## STATED EXERCISE
Without the pictures, output the lines of the material from the very first through the one that holds "minimum width=406pt, minimum".
┌─ DATASET SECTION
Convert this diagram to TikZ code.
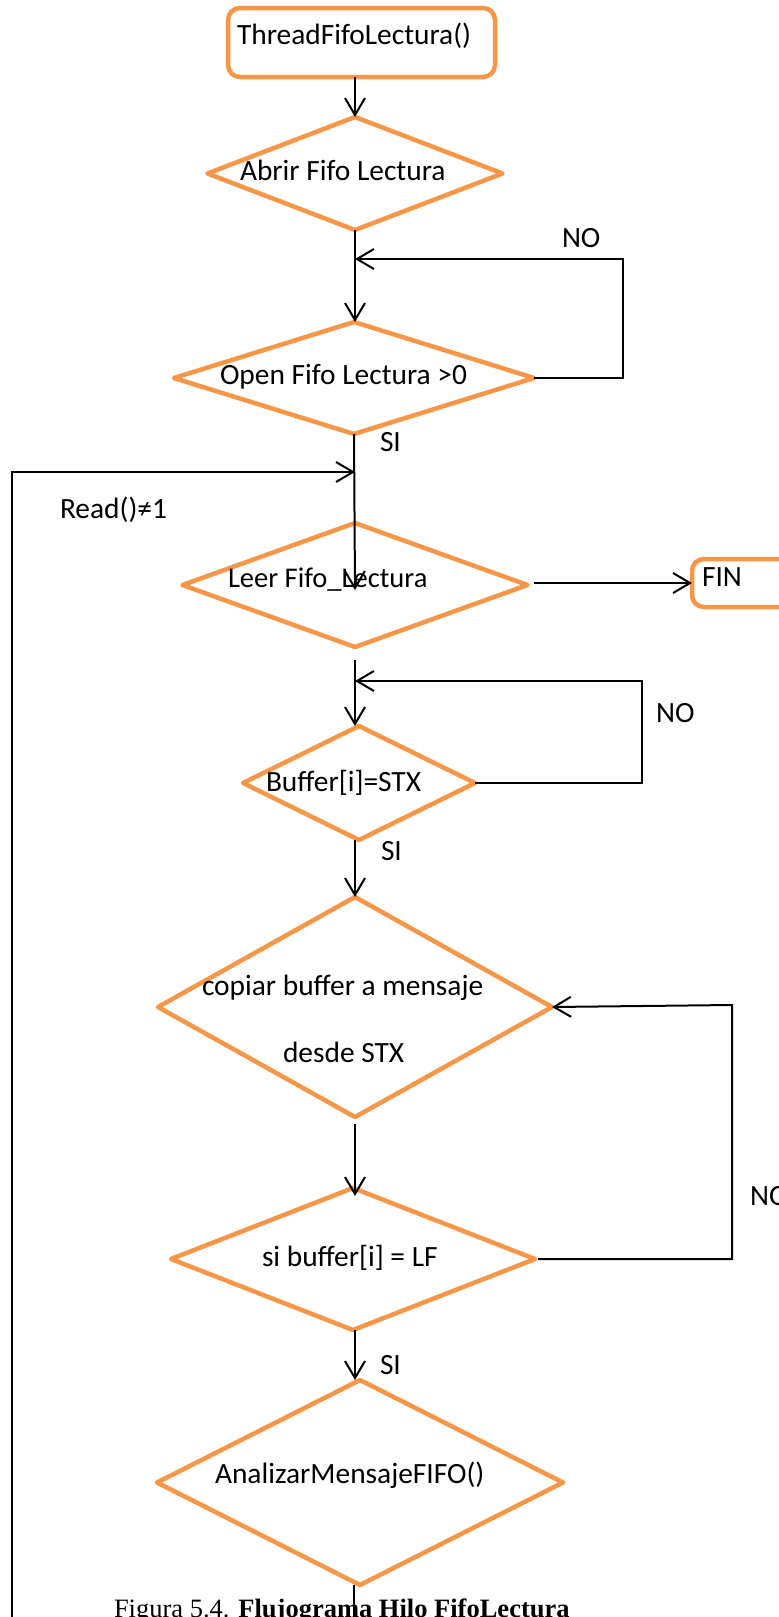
\documentclass[tikz,border=0pt]{standalone}
\usepackage{fontspec}
\setmainfont{Carlito}
\newfontfamily\capfont{Liberation Serif}
\usetikzlibrary{shapes.geometric,arrows.meta}
\definecolor{flowOrange}{HTML}{F79646}

\begin{document}
\begin{tikzpicture}[x=1pt,y=-1pt,
  every node/.style={inner sep=0pt, outer sep=0pt},
  decision/.style={diamond, draw=flowOrange, line width=4.5pt, line join=round},
  terminal/.style={rectangle, rounded corners=12pt, draw=flowOrange, line width=4.5pt},
  conn/.style={line width=2pt},
  arr/.style={conn, -{Straight Barb[length=17pt,width=20pt]}},
  lbl/.style={anchor=base west, font=\fontsize{29.4}{34}\selectfont},
  caption/.style={anchor=base west, font=\capfont\fontsize{26.5}{30}\selectfont}
]
\useasboundingbox (0,0) rectangle (779,1617);
\clip (0,0) rectangle (779,1617);

% shapes
\node[terminal, minimum width=267pt, minimum height=69pt] (start) at (361.5,42.5) {};
\node[decision, minimum width=295pt, minimum height=113pt] (d1) at (355,173.5) {};
\node[decision, minimum width=360pt, minimum height=112pt] (d2) at (354,378) {};
\node[decision, minimum width=345pt, minimum height=124pt] (d3) at (355,585) {};
\node[terminal, minimum width=140pt, minimum height=48pt] (fin) at (762,583) {};
\node[decision, minimum width=232pt, minimum height=114pt] (d4) at (359,783) {};
\node[decision, minimum width=394pt, minimum height=220pt] (d5) at (355,1007) {};
\node[decision, minimum width=364pt, minimum height=142pt] (d6) at (353,1259) {};
\node[decision, minimum width=406pt, minimum height=205pt] (d7) at (360,1482.5) {};

% texts inside the shapes
\node[lbl] (tStart) at (237,44) {ThreadFifoLectura()};
\node[lbl] (tAbrir) at (240,180) {Abrir Fifo Lectura};
\node[lbl] (tOpen) at (220,384) {Open Fifo Lectura >0};
\node[lbl, font=\fontsize{28.5}{33}\selectfont] (tLeer) at (228,587) {Leer Fifo\_Lectura};
\node[lbl] (tFin) at (702,586) {FIN};
\node[lbl] (tBuffer) at (266,791) {Buffer[i]=STX};
\node[lbl] (tCopiar) at (202,995) {copiar buffer a mensaje};
\node[lbl] (tDesde) at (283,1062) {desde STX};
\node[lbl] (tSi) at (262,1266) {si buffer[i] = LF};
\node[lbl] (tAnalizar) at (215,1483) {AnalizarMensajeFIFO()};

% branch labels
\node[lbl] (no1) at (562,247) {NO};
\node[lbl] (si1) at (380,451) {SI};
\node[lbl] (rd) at (60,518) {Read()≠1};
\node[lbl] (no2) at (656,722) {NO};
\node[lbl] (si2) at (381,860) {SI};
\node[lbl] (no3) at (750,1205) {NO};
\node[lbl] (si3) at (380,1374) {SI};

% caption
\node[caption] (cap) at (114,1617) {Figura 5.4. \textbf{Flujograma Hilo FifoLectura}};

% loop corners and free ends
\coordinate (k1) at (623,259);
\coordinate (rin) at (355,472);
\coordinate (rl) at (12,1650);
\coordinate (k4) at (642,681);
\coordinate (k5) at (732,1005);
\coordinate (tail) at (354,1650);

% connectors
\draw[arr] (d1.north |- start.south) -- (d1.north);
\draw[arr] (d1.south) -- (d1.south |- d2.north);
\draw[arr] (d2.east) -| (k1) -- (d1.south |- k1);
\draw[arr] (d2.south) -- ([yshift=-5pt]d3.center);
\draw[arr] (rl) |- (rin);
\draw[arr] ([xshift=6pt]d3.east |- fin.west) -- (fin.west);
\draw[arr] ([yshift=-13pt]d3.south) -- (d3.south |- d4.north);
\draw[arr] (d4.east) -| (k4) -- (d3.south |- k4);
\draw[arr] (d5.north |- d4.south) -- (d5.north);
\draw[arr] ([yshift=-7pt]d5.south) -- ([yshift=-8pt]d5.south |- d6.north);
\draw[arr] ([xshift=3pt]d6.east) -| (k5) -- (d5.east);
\draw[arr] (d3.south |- d6.south) -- (d3.south |- d7.north);
\draw[conn] (tail |- d7.south) -- (tail);
\end{tikzpicture}
\end{document}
└─
## RESPONSE FOR THIS EXERCISE
Convert this diagram to TikZ code.
\documentclass[tikz,border=0pt]{standalone}
\usepackage{fontspec}
\setmainfont{Carlito}
\newfontfamily\capfont{Liberation Serif}
\usetikzlibrary{shapes.geometric,arrows.meta}
\definecolor{flowOrange}{HTML}{F79646}

\begin{document}
\begin{tikzpicture}[x=1pt,y=-1pt,
  every node/.style={inner sep=0pt, outer sep=0pt},
  decision/.style={diamond, draw=flowOrange, line width=4.5pt, line join=round},
  terminal/.style={rectangle, rounded corners=12pt, draw=flowOrange, line width=4.5pt},
  conn/.style={line width=2pt},
  arr/.style={conn, -{Straight Barb[length=17pt,width=20pt]}},
  lbl/.style={anchor=base west, font=\fontsize{29.4}{34}\selectfont},
  caption/.style={anchor=base west, font=\capfont\fontsize{26.5}{30}\selectfont}
]
\useasboundingbox (0,0) rectangle (779,1617);
\clip (0,0) rectangle (779,1617);

% shapes
\node[terminal, minimum width=267pt, minimum height=69pt] (start) at (361.5,42.5) {};
\node[decision, minimum width=295pt, minimum height=113pt] (d1) at (355,173.5) {};
\node[decision, minimum width=360pt, minimum height=112pt] (d2) at (354,378) {};
\node[decision, minimum width=345pt, minimum height=124pt] (d3) at (355,585) {};
\node[terminal, minimum width=140pt, minimum height=48pt] (fin) at (762,583) {};
\node[decision, minimum width=232pt, minimum height=114pt] (d4) at (359,783) {};
\node[decision, minimum width=394pt, minimum height=220pt] (d5) at (355,1007) {};
\node[decision, minimum width=364pt, minimum height=142pt] (d6) at (353,1259) {};
\node[decision, minimum width=406pt, minimum height=205pt] (d7) at (360,1482.5) {};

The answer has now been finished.